▶ [Exercise brief]
Omit the pictures and print exactly the lines of the listing below, starting at the first and ending at the line containing "import * as".

▶ [Data block]
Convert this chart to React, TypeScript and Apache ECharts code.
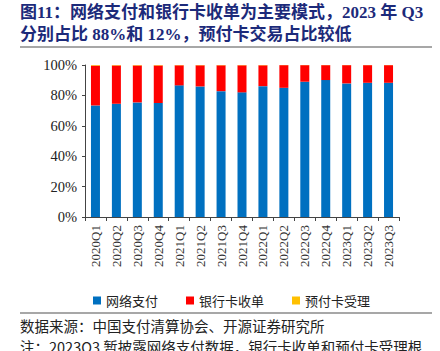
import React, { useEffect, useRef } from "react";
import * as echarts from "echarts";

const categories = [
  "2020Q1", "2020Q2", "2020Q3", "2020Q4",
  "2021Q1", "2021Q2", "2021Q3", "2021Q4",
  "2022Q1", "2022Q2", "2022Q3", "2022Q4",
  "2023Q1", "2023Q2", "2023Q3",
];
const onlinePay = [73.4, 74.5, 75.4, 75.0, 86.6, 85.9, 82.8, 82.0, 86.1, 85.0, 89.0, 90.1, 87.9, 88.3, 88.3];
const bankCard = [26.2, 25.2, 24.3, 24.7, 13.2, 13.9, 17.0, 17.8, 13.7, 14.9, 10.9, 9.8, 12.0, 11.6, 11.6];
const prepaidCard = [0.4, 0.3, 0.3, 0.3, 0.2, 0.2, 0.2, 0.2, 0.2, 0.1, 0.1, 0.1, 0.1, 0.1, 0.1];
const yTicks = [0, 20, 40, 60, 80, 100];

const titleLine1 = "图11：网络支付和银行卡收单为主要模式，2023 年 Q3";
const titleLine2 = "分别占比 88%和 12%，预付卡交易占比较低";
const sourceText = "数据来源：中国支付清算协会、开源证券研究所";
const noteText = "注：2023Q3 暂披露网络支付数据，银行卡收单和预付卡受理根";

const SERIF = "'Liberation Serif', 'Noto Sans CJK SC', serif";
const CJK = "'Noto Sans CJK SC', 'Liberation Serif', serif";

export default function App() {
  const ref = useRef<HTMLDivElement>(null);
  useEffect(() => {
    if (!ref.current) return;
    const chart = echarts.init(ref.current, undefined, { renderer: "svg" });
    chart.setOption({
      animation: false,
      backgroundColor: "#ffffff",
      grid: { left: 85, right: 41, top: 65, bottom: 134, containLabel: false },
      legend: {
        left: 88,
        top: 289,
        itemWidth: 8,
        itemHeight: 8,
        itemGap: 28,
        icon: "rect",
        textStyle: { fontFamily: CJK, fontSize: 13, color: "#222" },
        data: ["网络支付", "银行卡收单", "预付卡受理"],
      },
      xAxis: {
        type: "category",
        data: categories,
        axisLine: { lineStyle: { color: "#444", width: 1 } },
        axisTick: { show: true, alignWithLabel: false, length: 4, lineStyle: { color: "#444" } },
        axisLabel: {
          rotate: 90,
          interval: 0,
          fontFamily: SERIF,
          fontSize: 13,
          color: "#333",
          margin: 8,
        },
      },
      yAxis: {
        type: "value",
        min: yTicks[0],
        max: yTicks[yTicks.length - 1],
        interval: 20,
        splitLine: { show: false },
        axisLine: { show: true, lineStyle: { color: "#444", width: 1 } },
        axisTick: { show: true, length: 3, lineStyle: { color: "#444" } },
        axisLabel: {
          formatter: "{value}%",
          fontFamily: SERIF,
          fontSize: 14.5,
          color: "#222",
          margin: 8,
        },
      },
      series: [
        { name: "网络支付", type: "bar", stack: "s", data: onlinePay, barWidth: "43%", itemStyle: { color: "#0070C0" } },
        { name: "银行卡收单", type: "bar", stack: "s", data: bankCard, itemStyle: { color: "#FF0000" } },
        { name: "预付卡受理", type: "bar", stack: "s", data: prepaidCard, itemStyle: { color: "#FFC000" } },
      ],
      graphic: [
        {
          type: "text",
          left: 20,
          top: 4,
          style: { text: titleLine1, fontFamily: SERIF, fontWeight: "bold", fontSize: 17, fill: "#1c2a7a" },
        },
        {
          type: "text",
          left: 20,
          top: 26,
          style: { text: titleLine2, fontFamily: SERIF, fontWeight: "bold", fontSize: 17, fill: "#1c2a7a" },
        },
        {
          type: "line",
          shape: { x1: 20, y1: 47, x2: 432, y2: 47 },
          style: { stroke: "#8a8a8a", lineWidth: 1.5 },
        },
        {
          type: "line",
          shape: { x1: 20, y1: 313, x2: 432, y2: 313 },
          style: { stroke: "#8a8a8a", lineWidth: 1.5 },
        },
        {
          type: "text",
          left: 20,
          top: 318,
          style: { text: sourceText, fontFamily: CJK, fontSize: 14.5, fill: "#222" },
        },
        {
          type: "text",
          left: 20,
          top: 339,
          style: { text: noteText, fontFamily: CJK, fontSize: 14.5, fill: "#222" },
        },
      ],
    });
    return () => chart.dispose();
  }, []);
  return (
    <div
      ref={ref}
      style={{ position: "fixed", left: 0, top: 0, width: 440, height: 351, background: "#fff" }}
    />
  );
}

▶ [Solution to the problem]
Convert this chart to React, TypeScript and Apache ECharts code.
import React, { useEffect, useRef } from "react";
import * as echarts from "echarts";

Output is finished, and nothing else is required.